Gérard Depardieu owns more works by French artist Eugène Leroy than any other artist: 23 paintings, seven etchings and a sculpture. Many of them, such as Paysage à la fenêtre (Landscape in the Window, seephoto), were acquired in the 2000s from Dr. Philippe Laloy, whom he met through the Maeght Gallery at a time when the painter from Tourcoing, who had died shortly before, was not in vogue. Wanting to keep them together, the doctor from Clermont-Ferrand, a close friend and patron of Leroy throughout his life, sold the whole group to the actor. Depardieu, an art lover, was blown away the first time he laid eyes on the artist’s powerful, expressionist work, viewing him as the heir to the great painting tradition. His treatment of the material immediately made an impression on the actor. “Leroy’s painting is no longer even painting, it is material,” he says. “He is a kind of giant”. Until 2010 the actor added other creations to the group, emblematic of Leroy’s career. They were scattered among piles of paintings in his Parisian townhouse, where he could admire them whenever he wished, discovering a little more of the shapes and figures hidden behind the thick layers of paint with each new glance. “He went beyond Expressionism,” says Mr. Depardieu. Leroy’s tireless work on line and material could not but appeal to the actor with its power.

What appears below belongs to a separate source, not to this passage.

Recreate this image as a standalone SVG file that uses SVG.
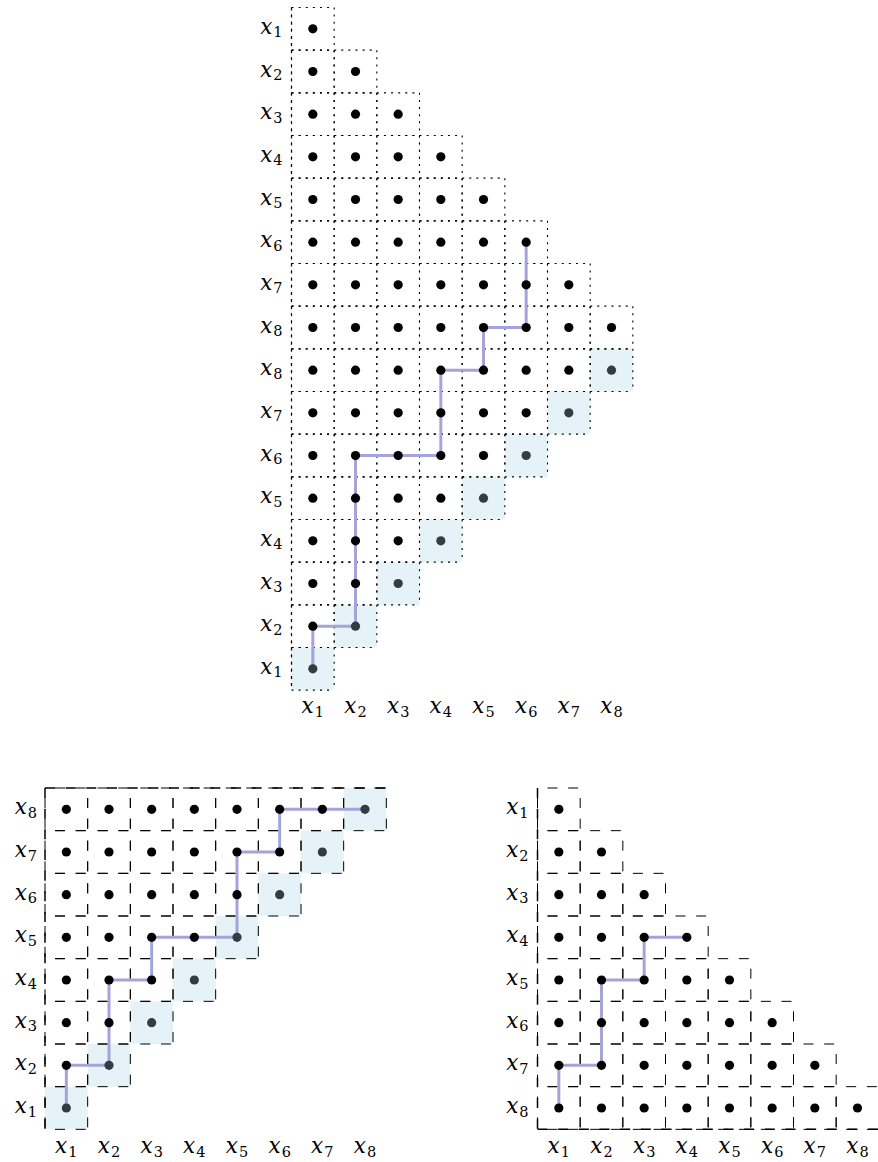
<svg xmlns="http://www.w3.org/2000/svg" width="878" height="1162" viewBox="0 0 878 1162">
<style>
.bt{fill:none;stroke:#000;stroke-width:1.1;stroke-dasharray:2 5.111}
.bd{fill:none;stroke:#000;stroke-width:1;stroke-dasharray:10 10.667;stroke-dashoffset:10.667}
.axt{fill:none;stroke:#000;stroke-width:1.2;stroke-dasharray:3 4.111}
.ax{fill:none;stroke:#000;stroke-width:1.5;stroke-dasharray:10 10.667}
.sf{fill:#e5f2f7}
.dk{fill:#000}
.dg{fill:#2f3d45}
.pth{fill:none;stroke:#a4a4d8;stroke-width:3}
.lb{font-family:"DejaVu Serif","Liberation Serif",serif;font-style:italic;font-size:21.5px;fill:#000}
.sb{font-style:normal;font-size:14.5px}
</style>
<defs>
<path id="e" d="M0 0h42.667M0 0v42.667M42.667 0v42.667M0 42.667h42.667"/>
<rect id="f" width="42.667" height="42.667"/>
<circle id="o" cx="21.333" cy="21.333" r="4.6"/>
<g id="r1"><use href="#e"/></g>
<g id="r2"><use href="#r1"/><use href="#e" x="42.667"/></g>
<g id="r3"><use href="#r2"/><use href="#e" x="85.333"/></g>
<g id="r4"><use href="#r3"/><use href="#e" x="128"/></g>
<g id="r5"><use href="#r4"/><use href="#e" x="170.667"/></g>
<g id="r6"><use href="#r5"/><use href="#e" x="213.333"/></g>
<g id="r7"><use href="#r6"/><use href="#e" x="256"/></g>
<g id="r8"><use href="#r7"/><use href="#e" x="298.667"/></g>
<g id="q1"><use href="#o"/></g>
<g id="q2"><use href="#q1"/><use href="#o" x="42.667"/></g>
<g id="q3"><use href="#q2"/><use href="#o" x="85.333"/></g>
<g id="q4"><use href="#q3"/><use href="#o" x="128"/></g>
<g id="q5"><use href="#q4"/><use href="#o" x="170.667"/></g>
<g id="q6"><use href="#q5"/><use href="#o" x="213.333"/></g>
<g id="q7"><use href="#q6"/><use href="#o" x="256"/></g>
<g id="q8"><use href="#q7"/><use href="#o" x="298.667"/></g>
</defs>

<!-- Top grid -->
<g id="grid-top" transform="translate(291.5 7.5)">
 <g class="sf">
  <use href="#f" x="298.667" y="341.333"/><use href="#f" x="256" y="384"/><use href="#f" x="213.333" y="426.667"/><use href="#f" x="170.667" y="469.333"/>
  <use href="#f" x="128" y="512"/><use href="#f" x="85.333" y="554.667"/><use href="#f" x="42.667" y="597.333"/><use href="#f" x="0" y="640"/>
 </g>
 <g class="bt">
  <use href="#r1" y="0"/><use href="#r2" y="42.667"/><use href="#r3" y="85.333"/><use href="#r4" y="128"/>
  <use href="#r5" y="170.667"/><use href="#r6" y="213.333"/><use href="#r7" y="256"/><use href="#r8" y="298.667"/>
  <use href="#r8" y="341.333"/><use href="#r7" y="384"/><use href="#r6" y="426.667"/><use href="#r5" y="469.333"/>
  <use href="#r4" y="512"/><use href="#r3" y="554.667"/><use href="#r2" y="597.333"/><use href="#r1" y="640"/>
 </g>
 <path class="axt" d="M0 0V682.667"/>
 <g id="connectors-top">
  <path class="pth" d="M21.333 661.333V618.667H64V448H149.333V362.667H192V320H234.667V234.667"/>
 </g>
 <g class="dk">
  <use href="#q1" y="0"/><use href="#q2" y="42.667"/><use href="#q3" y="85.333"/><use href="#q4" y="128"/>
  <use href="#q5" y="170.667"/><use href="#q6" y="213.333"/><use href="#q7" y="256"/><use href="#q8" y="298.667"/>
  <use href="#q7" y="341.333"/><use href="#q6" y="384"/><use href="#q5" y="426.667"/><use href="#q4" y="469.333"/>
  <use href="#q3" y="512"/><use href="#q2" y="554.667"/><use href="#q1" y="597.333"/>
 </g>
 <g class="dg">
  <use href="#o" x="298.667" y="341.333"/><use href="#o" x="256" y="384"/><use href="#o" x="213.333" y="426.667"/><use href="#o" x="170.667" y="469.333"/>
  <use href="#o" x="128" y="512"/><use href="#o" x="85.333" y="554.667"/><use href="#o" x="42.667" y="597.333"/><use href="#o" x="0" y="640"/>
 </g>
</g>
<g id="labels-top" class="lb">
 <g text-anchor="end">
  <text x="282.5" y="33.8">x<tspan class="sb" dx="1" dy="3.5">1</tspan></text>
  <text x="282.5" y="76.5">x<tspan class="sb" dx="1" dy="3.5">2</tspan></text>
  <text x="282.5" y="119.2">x<tspan class="sb" dx="1" dy="3.5">3</tspan></text>
  <text x="282.5" y="161.8">x<tspan class="sb" dx="1" dy="3.5">4</tspan></text>
  <text x="282.5" y="204.5">x<tspan class="sb" dx="1" dy="3.5">5</tspan></text>
  <text x="282.5" y="247.2">x<tspan class="sb" dx="1" dy="3.5">6</tspan></text>
  <text x="282.5" y="289.8">x<tspan class="sb" dx="1" dy="3.5">7</tspan></text>
  <text x="282.5" y="332.5">x<tspan class="sb" dx="1" dy="3.5">8</tspan></text>
  <text x="282.5" y="375.2">x<tspan class="sb" dx="1" dy="3.5">8</tspan></text>
  <text x="282.5" y="417.8">x<tspan class="sb" dx="1" dy="3.5">7</tspan></text>
  <text x="282.5" y="460.5">x<tspan class="sb" dx="1" dy="3.5">6</tspan></text>
  <text x="282.5" y="503.2">x<tspan class="sb" dx="1" dy="3.5">5</tspan></text>
  <text x="282.5" y="545.8">x<tspan class="sb" dx="1" dy="3.5">4</tspan></text>
  <text x="282.5" y="588.5">x<tspan class="sb" dx="1" dy="3.5">3</tspan></text>
  <text x="282.5" y="631.2">x<tspan class="sb" dx="1" dy="3.5">2</tspan></text>
  <text x="282.5" y="673.8">x<tspan class="sb" dx="1" dy="3.5">1</tspan></text>
 </g>
 <g text-anchor="middle">
  <text x="312.8" y="713">x<tspan class="sb" dx="1" dy="3.5">1</tspan></text>
  <text x="355.5" y="713">x<tspan class="sb" dx="1" dy="3.5">2</tspan></text>
  <text x="398.2" y="713">x<tspan class="sb" dx="1" dy="3.5">3</tspan></text>
  <text x="440.8" y="713">x<tspan class="sb" dx="1" dy="3.5">4</tspan></text>
  <text x="483.5" y="713">x<tspan class="sb" dx="1" dy="3.5">5</tspan></text>
  <text x="526.2" y="713">x<tspan class="sb" dx="1" dy="3.5">6</tspan></text>
  <text x="568.8" y="713">x<tspan class="sb" dx="1" dy="3.5">7</tspan></text>
  <text x="611.5" y="713">x<tspan class="sb" dx="1" dy="3.5">8</tspan></text>
 </g>
</g>

<!-- Bottom-left grid -->
<g id="grid-bl" transform="translate(45 788)">
 <g class="sf">
  <use href="#f" x="298.667" y="0"/><use href="#f" x="256" y="42.667"/><use href="#f" x="213.333" y="85.333"/><use href="#f" x="170.667" y="128"/>
  <use href="#f" x="128" y="170.667"/><use href="#f" x="85.333" y="213.333"/><use href="#f" x="42.667" y="256"/><use href="#f" x="0" y="298.667"/>
 </g>
 <g class="bd">
  <use href="#r8" y="0"/><use href="#r7" y="42.667"/><use href="#r6" y="85.333"/><use href="#r5" y="128"/>
  <use href="#r4" y="170.667"/><use href="#r3" y="213.333"/><use href="#r2" y="256"/><use href="#r1" y="298.667"/>
 </g>
 <path class="ax" d="M0 0H341.333M0 0V341.333"/>
 <g id="connectors-bl">
  <path class="pth" d="M21.333 320V277.333H64V192H106.667V149.333H192V64H234.667V21.333H320"/>
 </g>
 <g class="dk">
  <use href="#q7" y="0"/><use href="#q6" y="42.667"/><use href="#q5" y="85.333"/><use href="#q4" y="128"/>
  <use href="#q3" y="170.667"/><use href="#q2" y="213.333"/><use href="#q1" y="256"/>
 </g>
 <g class="dg">
  <use href="#o" x="298.667" y="0"/><use href="#o" x="256" y="42.667"/><use href="#o" x="213.333" y="85.333"/><use href="#o" x="170.667" y="128"/>
  <use href="#o" x="128" y="170.667"/><use href="#o" x="85.333" y="213.333"/><use href="#o" x="42.667" y="256"/><use href="#o" x="0" y="298.667"/>
 </g>
</g>
<g id="labels-bl" class="lb">
 <g text-anchor="end">
  <text x="37" y="814.3">x<tspan class="sb" dx="1" dy="3.5">8</tspan></text>
  <text x="37" y="857">x<tspan class="sb" dx="1" dy="3.5">7</tspan></text>
  <text x="37" y="899.7">x<tspan class="sb" dx="1" dy="3.5">6</tspan></text>
  <text x="37" y="942.3">x<tspan class="sb" dx="1" dy="3.5">5</tspan></text>
  <text x="37" y="985">x<tspan class="sb" dx="1" dy="3.5">4</tspan></text>
  <text x="37" y="1027.7">x<tspan class="sb" dx="1" dy="3.5">3</tspan></text>
  <text x="37" y="1070.3">x<tspan class="sb" dx="1" dy="3.5">2</tspan></text>
  <text x="37" y="1113">x<tspan class="sb" dx="1" dy="3.5">1</tspan></text>
 </g>
 <g text-anchor="middle">
  <text x="66.3" y="1153">x<tspan class="sb" dx="1" dy="3.5">1</tspan></text>
  <text x="109" y="1153">x<tspan class="sb" dx="1" dy="3.5">2</tspan></text>
  <text x="151.7" y="1153">x<tspan class="sb" dx="1" dy="3.5">3</tspan></text>
  <text x="194.3" y="1153">x<tspan class="sb" dx="1" dy="3.5">4</tspan></text>
  <text x="237" y="1153">x<tspan class="sb" dx="1" dy="3.5">5</tspan></text>
  <text x="279.7" y="1153">x<tspan class="sb" dx="1" dy="3.5">6</tspan></text>
  <text x="322.3" y="1153">x<tspan class="sb" dx="1" dy="3.5">7</tspan></text>
  <text x="365" y="1153">x<tspan class="sb" dx="1" dy="3.5">8</tspan></text>
 </g>
</g>

<!-- Bottom-right grid -->
<g id="grid-br" transform="translate(537.5 788)">
 <g class="bd">
  <use href="#r1" y="0"/><use href="#r2" y="42.667"/><use href="#r3" y="85.333"/><use href="#r4" y="128"/>
  <use href="#r5" y="170.667"/><use href="#r6" y="213.333"/><use href="#r7" y="256"/><use href="#r8" y="298.667"/>
 </g>
 <path class="ax" d="M0 0V341.333M0 341.333H341.333"/>
 <g id="connectors-br">
  <path class="pth" d="M21.333 320V277.333H64V192H106.667V149.333H149.333"/>
 </g>
 <g class="dk">
  <use href="#q1" y="0"/><use href="#q2" y="42.667"/><use href="#q3" y="85.333"/><use href="#q4" y="128"/>
  <use href="#q5" y="170.667"/><use href="#q6" y="213.333"/><use href="#q7" y="256"/><use href="#q8" y="298.667"/>
 </g>
</g>
<g id="labels-br" class="lb">
 <g text-anchor="end">
  <text x="528.5" y="814.3">x<tspan class="sb" dx="1" dy="3.5">1</tspan></text>
  <text x="528.5" y="857">x<tspan class="sb" dx="1" dy="3.5">2</tspan></text>
  <text x="528.5" y="899.7">x<tspan class="sb" dx="1" dy="3.5">3</tspan></text>
  <text x="528.5" y="942.3">x<tspan class="sb" dx="1" dy="3.5">4</tspan></text>
  <text x="528.5" y="985">x<tspan class="sb" dx="1" dy="3.5">5</tspan></text>
  <text x="528.5" y="1027.7">x<tspan class="sb" dx="1" dy="3.5">6</tspan></text>
  <text x="528.5" y="1070.3">x<tspan class="sb" dx="1" dy="3.5">7</tspan></text>
  <text x="528.5" y="1113">x<tspan class="sb" dx="1" dy="3.5">8</tspan></text>
 </g>
 <g text-anchor="middle">
  <text x="558.8" y="1153">x<tspan class="sb" dx="1" dy="3.5">1</tspan></text>
  <text x="601.5" y="1153">x<tspan class="sb" dx="1" dy="3.5">2</tspan></text>
  <text x="644.2" y="1153">x<tspan class="sb" dx="1" dy="3.5">3</tspan></text>
  <text x="686.8" y="1153">x<tspan class="sb" dx="1" dy="3.5">4</tspan></text>
  <text x="729.5" y="1153">x<tspan class="sb" dx="1" dy="3.5">5</tspan></text>
  <text x="772.2" y="1153">x<tspan class="sb" dx="1" dy="3.5">6</tspan></text>
  <text x="814.8" y="1153">x<tspan class="sb" dx="1" dy="3.5">7</tspan></text>
  <text x="857.5" y="1153">x<tspan class="sb" dx="1" dy="3.5">8</tspan></text>
 </g>
</g>
</svg>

Last year’s retrospective at the musée d’Art moderne (MAM) in Paris cast a spotlight on Leroy, whose unique style blurs the lines between figurative and abstract art. It took him years, sometimes over a decade, to complete a painting. He constantly added new layers, his subject emerging into the light at the heart of the material worked to the extreme with a knife. Thus, a landscape is revealed on the huge canvas Sous la terre (Underground) from 1977 (€80,000/120,000) and a face behind Le Petit Michel (Little Michel) from 1975 (€30,000/50,000). The viewer becomes a privileged witness entering the intimacy of a painting that only reveals its truth through patience. This sense of privilege is also elicited by Leroy’s 1975 sculpture Sans titre (femme) (Untitled [Woman]), a one-off bronze proof with a brown patina estimated €6,000/8,000 (h. 36.5 cm/14.37 in.).